5271388She had a professional qualification in accounting and had worked in one of the Big 4 accounting firms for a while. But deep down she knew she was a teacher with a special love for preschoolers. And so she resigned from her accounting job and became a kindergarten teacher in her church. The drop in salary was drastic. She had to take another job to make ends meet. But her faith was strong. And her joy was real. Her story moved me profoundly.

If you are a regular reader of this column you will know that I do not divide jobs on the basis of whether they are secular or spiritual. If you are a regular reader of this column you will know that I champion the call for Christians to understand that God calls us into all sorts of work and not just into church related work. And we definitely need God’s people in the Big 4! But what moved me about my friend’s decision was that she had the courage and the faith to be true to her heart’s call.

There will be those who will call her decision a waste. What a waste to give up a job of such earning potential. What a waste of her had earned expertise in accountancy. And doesn’t she know how expensive it is to live these days? Doesn’t she know the crushing effects of inflation on those of us who are not rich?

I heard the same arguments when I came to understand that God wanted me to leave dentistry to be a full time minister of the Word. I had expected that non-Christian friends would have found it difficult to accept such a counter-cultural decision. What I didn’t expect was that most of the resistance to my leaving dentistry to go into a church related vocation came from Christians.

I would have thought that Christians would be the first to understand that our lives are not our own and that we are all but stewards of the lives we have received. I would have thought that Christians would understand that their security lies ultimately in the Lord and not in the monthly pay cheque, and that the most secure place one can be is walking in the will of the Lord wherever that journey takes you.
I was wrong.

It seems that many churches are not places that encourage people to discover their vocations, and support them as they embark on their God-given adventures. And it seems like this reluctance to think of life in vocational terms is not new.
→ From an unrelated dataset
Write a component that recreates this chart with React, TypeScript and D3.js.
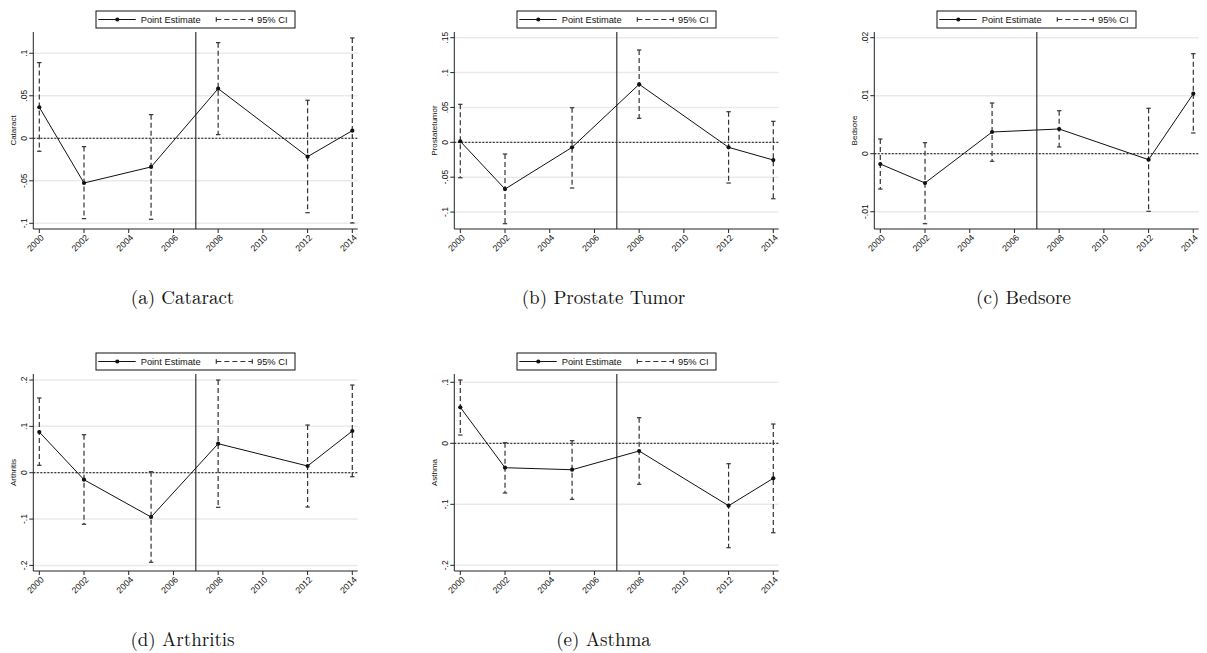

At the age of 30, Albert Schweitzer decided to leave his position as principal of a theological seminary to enter medical school to prepare to be a missionary doctor to Africa. He talks about the resistance he received.

“My relatives and friends reproached me for the folly of my enterprise. They said I was a man who was burying the talent entrusted to him and wanted to trade in false currency. I ought to leave work among Africans to those who would not thereby abandon gifts and achievements in scholarship and the arts…

In the many adversarial debates I had to endure with people who passed for Christians, it amazed me to see them unable to perceive that the desire to serve the love preached by Jesus may sweep a man into a new course of life. They read in the New Testament that it can do so, and found it quite in order there.

I had assumed that familiarity with the sayings of Jesus would give a much better comprehension of what to popular logic is not rational.”
(Albert Schweitzer, Out of My Life and Thought, Baltimore: The Johns Hopkins University Press, 1998, pp. 81-95.)

We cheat the world of the Schweitzers in our midst by not encouraging our people to find and pursue their vocations. And we cheat ourselves and our children from living lives of meaning and significance.

How do we discover our vocation? I believe discovering our vocation is a life long journey. A good starting place is to consider the primary calls on our lives. We have been called to love God with all our heart, soul, mind and strength, and to love our neighbour as ourselves (Mark 12:29-31). With my abilities, burdens and opportunities how do I best love God and neighbour at this point of my life?

And here is Frederick Buechner’s oft quoted advice:

“By and large a good rule for finding out (your life calling) is this:
the kind of work God usually calls you to do is the kind of work (a) that you need most to do and (b) that the world most needs to have done. If you really get a kick out of your work, you’ve presumably met requirement (a), but if your work is writing cigarette ads, the chances are you’ve missed requirement (b).
On the other hand, if your work is being a doctor in a leper colony, you have probably met requirement (b) but if most of the time you’re bored and depressed by it, chances are you have not only bypassed (a), but probably aren’t helping your patients much either.
Neither the hair shirt nor the soft berth will do. The place God calls you to is the place where your deep gladness and the world’s deep hunger meet.”
(Frederick Buechner, Wishful Thinking: A Theological ABC, New York: Harper & Row, 1973, p.95.)

I also believe there is no ideal time to pursue one’s vocation. Some of us carry heavy financial responsibilities — aged parents to care for, children to feed etc. The Lord knows that. We may have to do one job to put food on the table while pursuing our vocation outside of work time — and striving to do our best in both responsibilities. Others may have to wait for another season in their lives to pursue their vocation full time.

The Lord knows the details of your life and will work out everything in the end. Nothing will be wasted. We are to follow God in the realities of our life and not in some romantic never-never land.

But what all of us need is the courage and faith of my young friend who became a kindergarten teacher. At some point we need to choose the security of obeying God over the security that comes from popular logic. And when we do that we find life, life for others and life for ourselves.